#### Task requirements
Write out the material exactly, without any of its pictures.

#### Provided material
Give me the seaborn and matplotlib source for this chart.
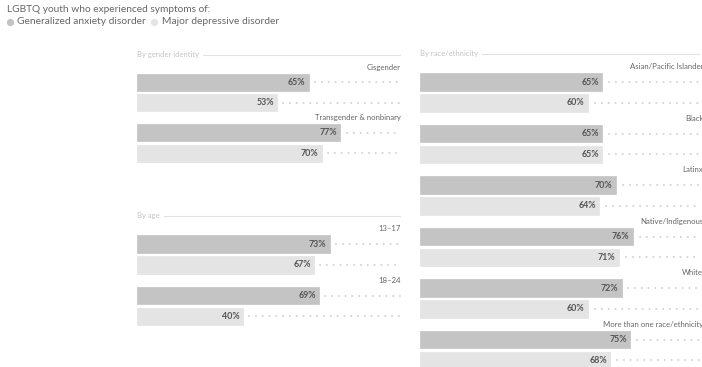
import matplotlib
matplotlib.use('Agg')
import matplotlib.pyplot as plt
from matplotlib.lines import Line2D
import seaborn as sns
import pandas as pd

sns.set_theme(style='white')
plt.rcParams['font.family'] = ['Lato', 'DejaVu Sans']

title = "LGBTQ youth who experienced symptoms of:"
series = ["Generalized anxiety disorder", "Major depressive disorder"]
colors = ["#c4c4c4", "#e4e4e4"]

gender_header = "By gender identity"
gender_cats = ["Cisgender", "Transgender & nonbinary"]
gender_gad = [65, 77]
gender_mdd = [53, 70]

age_header = "By age"
age_cats = ["13\u201317", "18\u201324"]
age_gad = [73, 69]
age_mdd = [67, 40]

race_header = "By race/ethnicity"
race_cats = ["Asian/Pacific Islander", "Black", "Latinx", "Native/Indigenous",
             "White", "More than one race/ethnicity"]
race_gad = [65, 65, 70, 76, 72, 75]
race_mdd = [60, 65, 64, 71, 60, 68]

W, H = 702, 367
fig = plt.figure(figsize=(W / 100, H / 100), dpi=100)
fig.patch.set_facecolor('white')


def add_axes_px(x0, x1, ytop, ybot):
    return fig.add_axes([x0 / W, 1 - ybot / H, (x1 - x0) / W, (ybot - ytop) / H])


def panel(ax, header, cats, gad, mdd, label_x):
    df = pd.DataFrame({
        'group': cats + cats,
        'value': gad + mdd,
        'series': [series[0]] * len(cats) + [series[1]] * len(cats),
    })
    sns.barplot(data=df, x='value', y='group', hue='series', hue_order=series,
                order=cats, palette=colors, orient='h', width=0.8, gap=0.15,
                saturation=1, legend=False, ax=ax)
    ax.set_xlim(0, 100)
    ax.set_ylim(len(cats) - 0.5, -0.9)
    ax.set_xticks([])
    ax.set_yticks([])
    ax.set_xlabel('')
    ax.set_ylabel('')
    for s in ax.spines.values():
        s.set_visible(False)
    ax.patch.set_alpha(0)
    for p in ax.patches:
        p.set_edgecolor(p.get_facecolor())
        p.set_linewidth(0.5)
        p.set_joinstyle('round')
        w = p.get_width()
        yc = p.get_y() + p.get_height() / 2
        ax.text(w - 1.2, yc, f"{int(round(w))}%", ha='right', va='center',
                fontsize=6.4, color='#555555', fontweight='bold')
        ax.plot([w + 2.4, 100], [yc, yc], ls=(0, (0.1, 3.4)), color='#d2d2d2',
                lw=1.4, dash_capstyle='round', solid_capstyle='round')
    for i, c in enumerate(cats):
        ax.text(label_x, i - 0.5, c, ha='right', va='center', fontsize=5.6,
                color='#666666', clip_on=False)
    t = ax.text(0, -0.76, header, ha='left', va='center', fontsize=5.5,
                color='#c4c4c4')
    fig.canvas.draw()
    bb = t.get_window_extent()
    x_end = ax.transData.inverted().transform((bb.x1 + 4, 0))[0]
    ax.plot([x_end, 100], [-0.74, -0.74], color='#e2e2e2', lw=0.8)


ax_g = add_axes_px(137, 401, 92.5 - 0.9 * 50.5, 92.5 + 1.5 * 50.5)
panel(ax_g, gender_header, gender_cats, gender_gad, gender_mdd, 100)

ax_a = add_axes_px(137, 401, 254.5 - 0.9 * 51.5, 254.5 + 1.5 * 51.5)
panel(ax_a, age_header, age_cats, age_gad, age_mdd, 100)

ax_r = add_axes_px(420, 700, 92.5 - 0.9 * 51.5, 92.5 + 5.5 * 51.5)
panel(ax_r, race_header, race_cats, race_gad, race_mdd, 101.2)

fig.text(7 / W, 1 - 9 / H, title, fontsize=7.3, color='#666666', va='center')
leg_y = 1 - 22 / H
fig.add_artist(Line2D([9.5 / W], [leg_y], marker='o', markersize=4.2, ls='',
                      color=colors[0], transform=fig.transFigure))
fig.text(17 / W, leg_y, series[0], fontsize=7.4, color='#666666', va='center')
fig.add_artist(Line2D([154 / W], [leg_y], marker='o', markersize=4.2, ls='',
                      color=colors[1], transform=fig.transFigure))
fig.text(162 / W, leg_y, series[1], fontsize=7.4, color='#666666', va='center')

fig.savefig('out.png', dpi=100, facecolor='white')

#### Result for this task
Give me the seaborn and matplotlib source for this chart.
import matplotlib
matplotlib.use('Agg')
import matplotlib.pyplot as plt
from matplotlib.lines import Line2D
import seaborn as sns
import pandas as pd

sns.set_theme(style='white')
plt.rcParams['font.family'] = ['Lato', 'DejaVu Sans']

title = "LGBTQ youth who experienced symptoms of:"
series = ["Generalized anxiety disorder", "Major depressive disorder"]
colors = ["#c4c4c4", "#e4e4e4"]

gender_header = "By gender identity"
gender_cats = ["Cisgender", "Transgender & nonbinary"]
gender_gad = [65, 77]
gender_mdd = [53, 70]

age_header = "By age"
age_cats = ["13\u201317", "18\u201324"]
age_gad = [73, 69]
age_mdd = [67, 40]

race_header = "By race/ethnicity"
race_cats = ["Asian/Pacific Islander", "Black", "Latinx", "Native/Indigenous",
             "White", "More than one race/ethnicity"]
race_gad = [65, 65, 70, 76, 72, 75]
race_mdd = [60, 65, 64, 71, 60, 68]

W, H = 702, 367
fig = plt.figure(figsize=(W / 100, H / 100), dpi=100)
fig.patch.set_facecolor('white')


def add_axes_px(x0, x1, ytop, ybot):
    return fig.add_axes([x0 / W, 1 - ybot / H, (x1 - x0) / W, (ybot - ytop) / H])


def panel(ax, header, cats, gad, mdd, label_x):
    df = pd.DataFrame({
        'group': cats + cats,
        'value': gad + mdd,
        'series': [series[0]] * len(cats) + [series[1]] * len(cats),
    })
    sns.barplot(data=df, x='value', y='group', hue='series', hue_order=series,
                order=cats, palette=colors, orient='h', width=0.8, gap=0.15,
                saturation=1, legend=False, ax=ax)
    ax.set_xlim(0, 100)
    ax.set_ylim(len(cats) - 0.5, -0.9)
    ax.set_xticks([])
    ax.set_yticks([])
    ax.set_xlabel('')
    ax.set_ylabel('')
    for s in ax.spines.values():
        s.set_visible(False)
    ax.patch.set_alpha(0)
    for p in ax.patches:
        p.set_edgecolor(p.get_facecolor())
        p.set_linewidth(0.5)
        p.set_joinstyle('round')
        w = p.get_width()
        yc = p.get_y() + p.get_height() / 2
        ax.text(w - 1.2, yc, f"{int(round(w))}%", ha='right', va='center',
                fontsize=6.4, color='#555555', fontweight='bold')
        ax.plot([w + 2.4, 100], [yc, yc], ls=(0, (0.1, 3.4)), color='#d2d2d2',
                lw=1.4, dash_capstyle='round', solid_capstyle='round')
    for i, c in enumerate(cats):
        ax.text(label_x, i - 0.5, c, ha='right', va='center', fontsize=5.6,
                color='#666666', clip_on=False)
    t = ax.text(0, -0.76, header, ha='left', va='center', fontsize=5.5,
                color='#c4c4c4')
    fig.canvas.draw()
    bb = t.get_window_extent()
    x_end = ax.transData.inverted().transform((bb.x1 + 4, 0))[0]
    ax.plot([x_end, 100], [-0.74, -0.74], color='#e2e2e2', lw=0.8)


ax_g = add_axes_px(137, 401, 92.5 - 0.9 * 50.5, 92.5 + 1.5 * 50.5)
panel(ax_g, gender_header, gender_cats, gender_gad, gender_mdd, 100)

ax_a = add_axes_px(137, 401, 254.5 - 0.9 * 51.5, 254.5 + 1.5 * 51.5)
panel(ax_a, age_header, age_cats, age_gad, age_mdd, 100)

ax_r = add_axes_px(420, 700, 92.5 - 0.9 * 51.5, 92.5 + 5.5 * 51.5)
panel(ax_r, race_header, race_cats, race_gad, race_mdd, 101.2)

fig.text(7 / W, 1 - 9 / H, title, fontsize=7.3, color='#666666', va='center')
leg_y = 1 - 22 / H
fig.add_artist(Line2D([9.5 / W], [leg_y], marker='o', markersize=4.2, ls='',
                      color=colors[0], transform=fig.transFigure))
fig.text(17 / W, leg_y, series[0], fontsize=7.4, color='#666666', va='center')
fig.add_artist(Line2D([154 / W], [leg_y], marker='o', markersize=4.2, ls='',
                      color=colors[1], transform=fig.transFigure))
fig.text(162 / W, leg_y, series[1], fontsize=7.4, color='#666666', va='center')

fig.savefig('out.png', dpi=100, facecolor='white')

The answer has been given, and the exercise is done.